删除关联表中重复数据的MySQL存储过程
2015-07-21
存储过程sql如下:
DROP PROCEDURE IF EXISTS getDupIds;
CREATE PROCEDURE getDupIds(IN tableName VARCHAR(100), IN pk VARCHAR(100), IN groupFields VARCHAR(100))
BEGIN
DECLARE groupIds TEXT;
DECLARE _done INT DEFAULT 0;
DECLARE _cur CURSOR FOR
SELECT * FROM check_dupid_view;
DECLARE CONTINUE HANDLER FOR SQLSTATE '02000' SET _done = 1;
CREATE TEMPORARY TABLE IF NOT EXISTS tmpTable(`ids` TEXT NOT NULL) ENGINE=MYISAM CHARSET=utf8;
SET @v_sql = CONCAT("CREATE VIEW check_dupid_view AS SELECT GROUP_CONCAT(CAST(", pk, " AS CHAR))
AS `group_id` FROM ", tableName, " GROUP BY ", groupFields, " HAVING COUNT(*) > 1");
PREPARE stmt FROM @v_sql;
EXECUTE stmt;
DEALLOCATE PREPARE stmt;
OPEN _cur;
FETCH _cur INTO groupIds;
WHILE(_done <> 1) DO
SET groupIds = CONCAT("DELETE FROM `", tableName, "` WHERE `", pk, "` IN (", SUBSTRING(groupIds, INSTR(groupIds,',')+1), ");");
INSERT INTO tmpTable(`ids`) VALUES (groupIds);
FETCH _cur INTO groupIds;
END WHILE;
CLOSE _cur;
SELECT * FROM tmpTable;
DROP TEMPORARY TABLE tmpTable;
DROP VIEW check_dupid_view;
END;
调用方式:假设有一张分类关联表叫做article_topic
,记录了每篇文章与分类的关系,表结构如下:
id int(10) primary key auto_increment not null,
article_id int(10) not null,
topic_id int(10) not null,
那么调用存储过程删除重复记录:call getDupIds('article_topic', 'id', 'article_id, topic_id'); 第一个参数是表名,第二个参数是表的主键名,第三个参数是重复的过滤条件,就是放在group by条件语句后的字段。
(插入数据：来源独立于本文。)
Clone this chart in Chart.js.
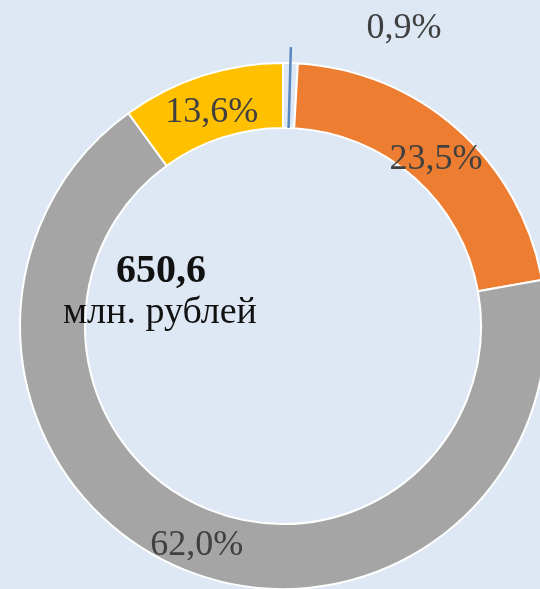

调用后将生成类似DELETE FROM `article_topic` WHERE `id` IN (1,2,3);
的sql语句,直接执行sql语句即可删除重复记录。
一般在处理删除重复纪录的时候,会用到DELETE FROM `table_name` GROUP BY xx,xx,xx HAVING COUNT(*) > 1;
的sql,但是我遇到过同一条数据重复了n次,那么这条sql语句也要执行n-1次才能把所有重复项删除干净,效率不高。所以干脆先根据提供的三个参数把所有重复项找出来,接着用一个游标遍历结果集,用mysql自带的SUBSTRING函数,把所有重复项的id只保留第一个,其余的id都筛选出来,放到一个临时表里输出。
还有一点需要注意的是,mysql存储过程中如果有拼接sql语句的,需要对这个sql语句进行预处理,如line 12~16所示。